WORK TO DO
Return every line of the data below that includes the string "this".

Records
::::

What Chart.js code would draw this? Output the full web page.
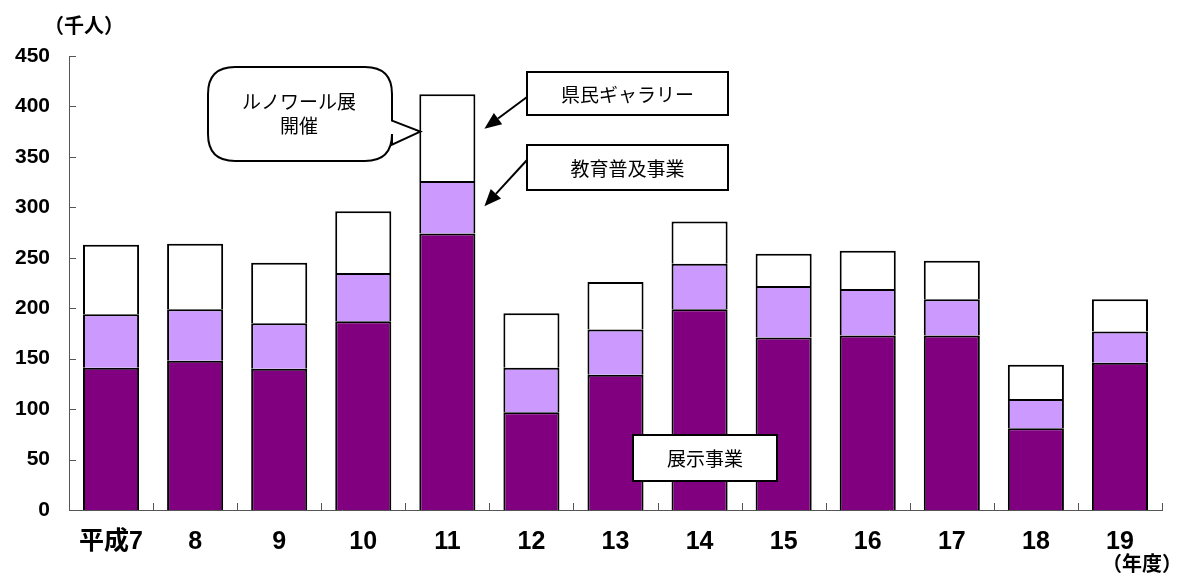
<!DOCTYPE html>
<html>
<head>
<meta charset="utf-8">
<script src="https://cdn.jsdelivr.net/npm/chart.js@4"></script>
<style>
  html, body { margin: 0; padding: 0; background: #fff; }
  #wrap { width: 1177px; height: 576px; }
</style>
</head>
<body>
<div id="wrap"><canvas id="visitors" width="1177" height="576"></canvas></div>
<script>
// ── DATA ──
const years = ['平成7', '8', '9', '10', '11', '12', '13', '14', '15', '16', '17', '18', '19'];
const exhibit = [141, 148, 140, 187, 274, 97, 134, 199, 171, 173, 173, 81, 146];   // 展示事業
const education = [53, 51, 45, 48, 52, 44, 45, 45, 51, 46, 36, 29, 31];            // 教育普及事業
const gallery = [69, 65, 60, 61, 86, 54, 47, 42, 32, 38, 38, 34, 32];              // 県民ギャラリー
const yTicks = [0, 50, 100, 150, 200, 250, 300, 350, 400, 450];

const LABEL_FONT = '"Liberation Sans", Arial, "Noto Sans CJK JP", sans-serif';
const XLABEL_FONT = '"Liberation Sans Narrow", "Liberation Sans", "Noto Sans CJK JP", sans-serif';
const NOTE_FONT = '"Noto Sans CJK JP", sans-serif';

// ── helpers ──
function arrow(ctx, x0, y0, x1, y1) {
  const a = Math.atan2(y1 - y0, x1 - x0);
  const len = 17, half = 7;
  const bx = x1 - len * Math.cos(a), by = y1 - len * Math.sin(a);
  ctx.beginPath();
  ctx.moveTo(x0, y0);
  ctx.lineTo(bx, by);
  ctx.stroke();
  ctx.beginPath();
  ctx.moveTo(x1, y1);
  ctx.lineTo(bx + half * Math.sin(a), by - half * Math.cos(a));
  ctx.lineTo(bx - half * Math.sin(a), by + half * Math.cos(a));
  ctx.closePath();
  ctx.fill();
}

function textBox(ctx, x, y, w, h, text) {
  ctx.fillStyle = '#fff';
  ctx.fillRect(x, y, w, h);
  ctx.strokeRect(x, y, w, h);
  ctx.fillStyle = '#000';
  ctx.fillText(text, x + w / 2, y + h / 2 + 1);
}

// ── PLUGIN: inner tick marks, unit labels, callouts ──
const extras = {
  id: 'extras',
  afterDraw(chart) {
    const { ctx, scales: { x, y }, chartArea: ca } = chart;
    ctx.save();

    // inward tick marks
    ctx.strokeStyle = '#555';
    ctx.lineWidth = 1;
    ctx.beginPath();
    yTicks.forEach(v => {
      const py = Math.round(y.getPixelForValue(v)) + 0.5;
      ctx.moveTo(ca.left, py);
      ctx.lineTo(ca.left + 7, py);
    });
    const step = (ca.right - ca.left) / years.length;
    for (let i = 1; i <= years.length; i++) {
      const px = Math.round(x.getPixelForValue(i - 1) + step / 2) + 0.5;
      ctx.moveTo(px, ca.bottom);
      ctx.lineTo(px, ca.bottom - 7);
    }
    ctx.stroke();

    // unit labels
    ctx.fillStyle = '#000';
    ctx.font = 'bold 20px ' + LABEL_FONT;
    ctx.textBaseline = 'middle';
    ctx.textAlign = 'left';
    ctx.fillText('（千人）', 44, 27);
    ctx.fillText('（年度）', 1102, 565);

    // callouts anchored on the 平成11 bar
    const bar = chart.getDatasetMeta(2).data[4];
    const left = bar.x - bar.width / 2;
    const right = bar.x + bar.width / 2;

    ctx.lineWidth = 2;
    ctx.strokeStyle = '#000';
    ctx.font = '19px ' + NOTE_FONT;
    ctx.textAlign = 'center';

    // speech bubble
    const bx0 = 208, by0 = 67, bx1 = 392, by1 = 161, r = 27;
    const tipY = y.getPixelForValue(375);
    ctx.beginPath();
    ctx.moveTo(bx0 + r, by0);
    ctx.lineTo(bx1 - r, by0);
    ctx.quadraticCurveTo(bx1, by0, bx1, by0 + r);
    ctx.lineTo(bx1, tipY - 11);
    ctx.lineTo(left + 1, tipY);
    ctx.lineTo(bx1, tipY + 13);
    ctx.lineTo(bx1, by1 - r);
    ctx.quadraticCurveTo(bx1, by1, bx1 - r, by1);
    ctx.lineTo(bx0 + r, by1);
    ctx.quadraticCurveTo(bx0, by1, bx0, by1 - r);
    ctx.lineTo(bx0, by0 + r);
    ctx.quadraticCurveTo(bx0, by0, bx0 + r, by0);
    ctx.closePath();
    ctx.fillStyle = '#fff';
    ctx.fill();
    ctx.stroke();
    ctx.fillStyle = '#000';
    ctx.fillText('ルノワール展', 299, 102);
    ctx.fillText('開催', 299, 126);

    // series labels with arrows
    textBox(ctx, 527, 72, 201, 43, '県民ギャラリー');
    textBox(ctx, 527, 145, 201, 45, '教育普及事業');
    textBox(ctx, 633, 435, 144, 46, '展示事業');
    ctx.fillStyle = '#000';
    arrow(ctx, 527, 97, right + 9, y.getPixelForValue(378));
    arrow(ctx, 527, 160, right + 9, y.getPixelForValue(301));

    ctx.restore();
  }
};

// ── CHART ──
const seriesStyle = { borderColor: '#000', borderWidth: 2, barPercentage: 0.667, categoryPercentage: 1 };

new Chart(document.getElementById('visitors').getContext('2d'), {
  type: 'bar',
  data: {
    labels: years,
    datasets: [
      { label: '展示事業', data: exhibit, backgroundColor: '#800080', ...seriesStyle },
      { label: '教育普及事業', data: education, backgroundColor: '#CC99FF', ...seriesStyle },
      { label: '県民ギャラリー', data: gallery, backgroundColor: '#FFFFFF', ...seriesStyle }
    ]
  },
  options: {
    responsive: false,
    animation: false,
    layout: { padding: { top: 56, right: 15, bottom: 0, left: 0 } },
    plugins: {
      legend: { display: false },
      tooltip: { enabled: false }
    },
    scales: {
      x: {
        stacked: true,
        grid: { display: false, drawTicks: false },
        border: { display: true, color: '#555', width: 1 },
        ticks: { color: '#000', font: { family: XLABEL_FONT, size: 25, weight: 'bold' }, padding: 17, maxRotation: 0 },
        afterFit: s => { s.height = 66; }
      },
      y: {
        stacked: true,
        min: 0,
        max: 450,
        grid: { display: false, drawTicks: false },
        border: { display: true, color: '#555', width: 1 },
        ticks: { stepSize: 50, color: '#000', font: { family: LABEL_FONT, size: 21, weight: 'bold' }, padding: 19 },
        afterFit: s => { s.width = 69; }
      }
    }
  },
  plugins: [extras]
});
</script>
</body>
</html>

::::

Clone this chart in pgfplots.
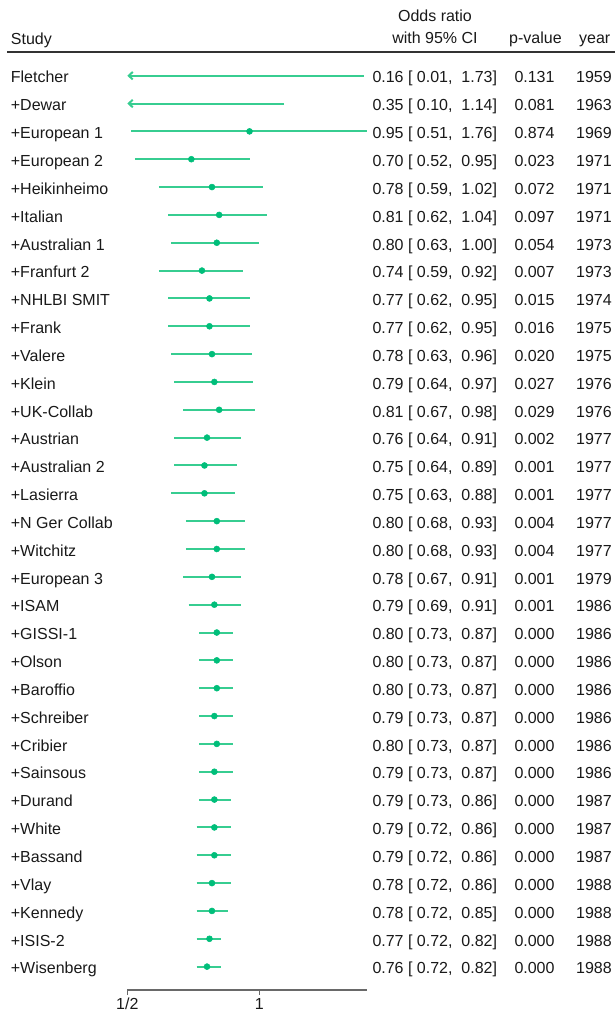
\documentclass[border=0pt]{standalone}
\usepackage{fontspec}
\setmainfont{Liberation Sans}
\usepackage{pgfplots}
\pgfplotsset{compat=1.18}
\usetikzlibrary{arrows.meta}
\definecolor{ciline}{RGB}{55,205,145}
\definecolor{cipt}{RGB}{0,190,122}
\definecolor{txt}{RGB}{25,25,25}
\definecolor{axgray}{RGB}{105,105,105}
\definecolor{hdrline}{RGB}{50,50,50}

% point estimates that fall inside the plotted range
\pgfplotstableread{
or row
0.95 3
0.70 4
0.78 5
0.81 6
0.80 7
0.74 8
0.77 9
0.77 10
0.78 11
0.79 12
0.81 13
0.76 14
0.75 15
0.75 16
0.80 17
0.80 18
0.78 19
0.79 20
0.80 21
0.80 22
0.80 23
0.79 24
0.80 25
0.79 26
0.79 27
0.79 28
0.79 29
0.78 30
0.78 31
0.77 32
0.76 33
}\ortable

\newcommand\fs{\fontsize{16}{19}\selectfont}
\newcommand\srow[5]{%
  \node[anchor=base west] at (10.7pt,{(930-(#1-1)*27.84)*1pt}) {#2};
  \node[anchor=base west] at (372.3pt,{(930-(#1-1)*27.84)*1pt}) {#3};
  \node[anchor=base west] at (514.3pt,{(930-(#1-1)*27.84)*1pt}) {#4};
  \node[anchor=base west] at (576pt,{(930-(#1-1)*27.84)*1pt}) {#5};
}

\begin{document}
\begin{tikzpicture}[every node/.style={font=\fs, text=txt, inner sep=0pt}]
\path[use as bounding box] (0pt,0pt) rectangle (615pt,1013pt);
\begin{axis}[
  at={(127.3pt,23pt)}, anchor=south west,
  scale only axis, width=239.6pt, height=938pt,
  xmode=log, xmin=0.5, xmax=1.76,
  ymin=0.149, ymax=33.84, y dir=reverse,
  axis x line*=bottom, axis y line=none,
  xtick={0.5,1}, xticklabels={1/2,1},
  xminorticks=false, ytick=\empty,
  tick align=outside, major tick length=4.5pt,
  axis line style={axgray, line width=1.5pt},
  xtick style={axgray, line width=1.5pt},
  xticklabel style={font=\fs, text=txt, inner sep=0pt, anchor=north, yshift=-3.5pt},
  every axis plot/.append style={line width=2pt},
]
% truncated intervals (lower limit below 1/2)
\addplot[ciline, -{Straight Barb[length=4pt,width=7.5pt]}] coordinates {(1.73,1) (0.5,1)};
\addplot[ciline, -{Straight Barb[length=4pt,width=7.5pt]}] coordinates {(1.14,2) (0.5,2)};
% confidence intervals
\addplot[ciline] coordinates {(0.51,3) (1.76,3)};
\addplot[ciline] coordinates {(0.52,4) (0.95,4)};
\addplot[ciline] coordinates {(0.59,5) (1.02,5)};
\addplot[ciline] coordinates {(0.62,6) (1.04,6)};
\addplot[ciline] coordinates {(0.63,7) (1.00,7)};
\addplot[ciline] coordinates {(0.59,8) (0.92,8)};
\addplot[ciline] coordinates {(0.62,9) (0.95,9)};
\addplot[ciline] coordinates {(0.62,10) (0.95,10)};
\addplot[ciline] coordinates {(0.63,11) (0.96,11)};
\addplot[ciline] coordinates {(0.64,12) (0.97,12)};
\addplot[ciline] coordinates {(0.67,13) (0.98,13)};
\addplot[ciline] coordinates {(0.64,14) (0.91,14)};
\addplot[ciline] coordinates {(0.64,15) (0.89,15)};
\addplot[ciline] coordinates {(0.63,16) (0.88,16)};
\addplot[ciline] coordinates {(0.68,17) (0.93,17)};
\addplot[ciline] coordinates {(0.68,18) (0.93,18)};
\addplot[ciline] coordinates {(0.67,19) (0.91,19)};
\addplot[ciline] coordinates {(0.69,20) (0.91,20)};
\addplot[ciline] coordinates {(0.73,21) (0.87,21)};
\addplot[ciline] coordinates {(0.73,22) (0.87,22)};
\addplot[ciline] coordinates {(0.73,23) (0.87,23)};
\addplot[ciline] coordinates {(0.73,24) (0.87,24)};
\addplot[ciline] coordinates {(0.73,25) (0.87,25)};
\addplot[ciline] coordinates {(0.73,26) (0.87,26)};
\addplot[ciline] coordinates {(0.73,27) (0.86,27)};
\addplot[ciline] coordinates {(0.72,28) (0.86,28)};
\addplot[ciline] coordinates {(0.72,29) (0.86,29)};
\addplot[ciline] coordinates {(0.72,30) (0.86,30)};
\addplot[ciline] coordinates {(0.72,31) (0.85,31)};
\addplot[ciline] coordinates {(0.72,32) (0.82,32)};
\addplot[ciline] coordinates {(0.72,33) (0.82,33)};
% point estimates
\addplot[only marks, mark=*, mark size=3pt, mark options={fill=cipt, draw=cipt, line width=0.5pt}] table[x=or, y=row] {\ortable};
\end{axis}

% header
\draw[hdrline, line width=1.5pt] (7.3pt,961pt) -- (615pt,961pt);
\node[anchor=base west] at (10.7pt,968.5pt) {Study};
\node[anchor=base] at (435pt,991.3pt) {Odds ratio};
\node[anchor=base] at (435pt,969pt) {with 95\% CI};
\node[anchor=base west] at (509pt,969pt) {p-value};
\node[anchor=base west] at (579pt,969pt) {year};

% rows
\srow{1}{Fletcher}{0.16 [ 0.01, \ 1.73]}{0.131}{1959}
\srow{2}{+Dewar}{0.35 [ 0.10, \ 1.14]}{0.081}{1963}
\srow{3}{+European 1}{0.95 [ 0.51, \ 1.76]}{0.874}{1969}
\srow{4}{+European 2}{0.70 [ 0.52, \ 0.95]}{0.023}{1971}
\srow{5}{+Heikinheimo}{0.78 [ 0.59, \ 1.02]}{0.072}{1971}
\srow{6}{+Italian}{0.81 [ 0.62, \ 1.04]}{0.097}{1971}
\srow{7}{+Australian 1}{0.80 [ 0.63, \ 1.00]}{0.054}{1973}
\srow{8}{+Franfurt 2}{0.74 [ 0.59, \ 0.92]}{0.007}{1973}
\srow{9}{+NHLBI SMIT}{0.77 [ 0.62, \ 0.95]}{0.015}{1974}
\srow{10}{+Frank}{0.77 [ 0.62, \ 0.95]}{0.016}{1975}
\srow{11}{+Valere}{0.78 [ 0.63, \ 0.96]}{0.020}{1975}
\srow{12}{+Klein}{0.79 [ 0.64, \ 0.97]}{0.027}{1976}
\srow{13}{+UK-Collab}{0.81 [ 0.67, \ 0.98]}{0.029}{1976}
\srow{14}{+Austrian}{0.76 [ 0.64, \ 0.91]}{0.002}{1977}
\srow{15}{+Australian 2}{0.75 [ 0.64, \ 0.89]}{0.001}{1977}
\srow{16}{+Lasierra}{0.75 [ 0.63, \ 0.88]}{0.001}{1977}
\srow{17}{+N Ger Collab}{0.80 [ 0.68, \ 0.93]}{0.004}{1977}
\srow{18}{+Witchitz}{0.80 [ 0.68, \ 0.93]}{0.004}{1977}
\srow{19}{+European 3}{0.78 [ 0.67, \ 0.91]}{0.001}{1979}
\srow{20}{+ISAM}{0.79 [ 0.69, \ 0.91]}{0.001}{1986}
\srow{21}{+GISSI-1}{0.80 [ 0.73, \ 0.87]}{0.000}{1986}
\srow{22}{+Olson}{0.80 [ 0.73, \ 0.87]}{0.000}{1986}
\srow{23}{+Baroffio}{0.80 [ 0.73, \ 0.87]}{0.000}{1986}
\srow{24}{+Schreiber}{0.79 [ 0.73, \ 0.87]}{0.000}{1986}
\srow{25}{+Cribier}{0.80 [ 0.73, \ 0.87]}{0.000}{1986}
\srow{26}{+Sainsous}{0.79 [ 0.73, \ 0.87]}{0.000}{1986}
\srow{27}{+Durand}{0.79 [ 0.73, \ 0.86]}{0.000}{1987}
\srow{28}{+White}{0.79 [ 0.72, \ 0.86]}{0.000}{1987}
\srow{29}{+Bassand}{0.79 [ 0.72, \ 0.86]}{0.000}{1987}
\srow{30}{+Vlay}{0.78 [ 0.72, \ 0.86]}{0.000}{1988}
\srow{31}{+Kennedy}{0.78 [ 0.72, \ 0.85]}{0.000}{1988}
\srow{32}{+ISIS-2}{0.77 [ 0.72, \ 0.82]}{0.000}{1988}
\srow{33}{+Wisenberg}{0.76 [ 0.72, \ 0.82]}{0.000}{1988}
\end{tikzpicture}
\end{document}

::::

SOLUTION TO THE PROBLEM
What Chart.js code would draw this? Output the full web page.
Clone this chart in pgfplots.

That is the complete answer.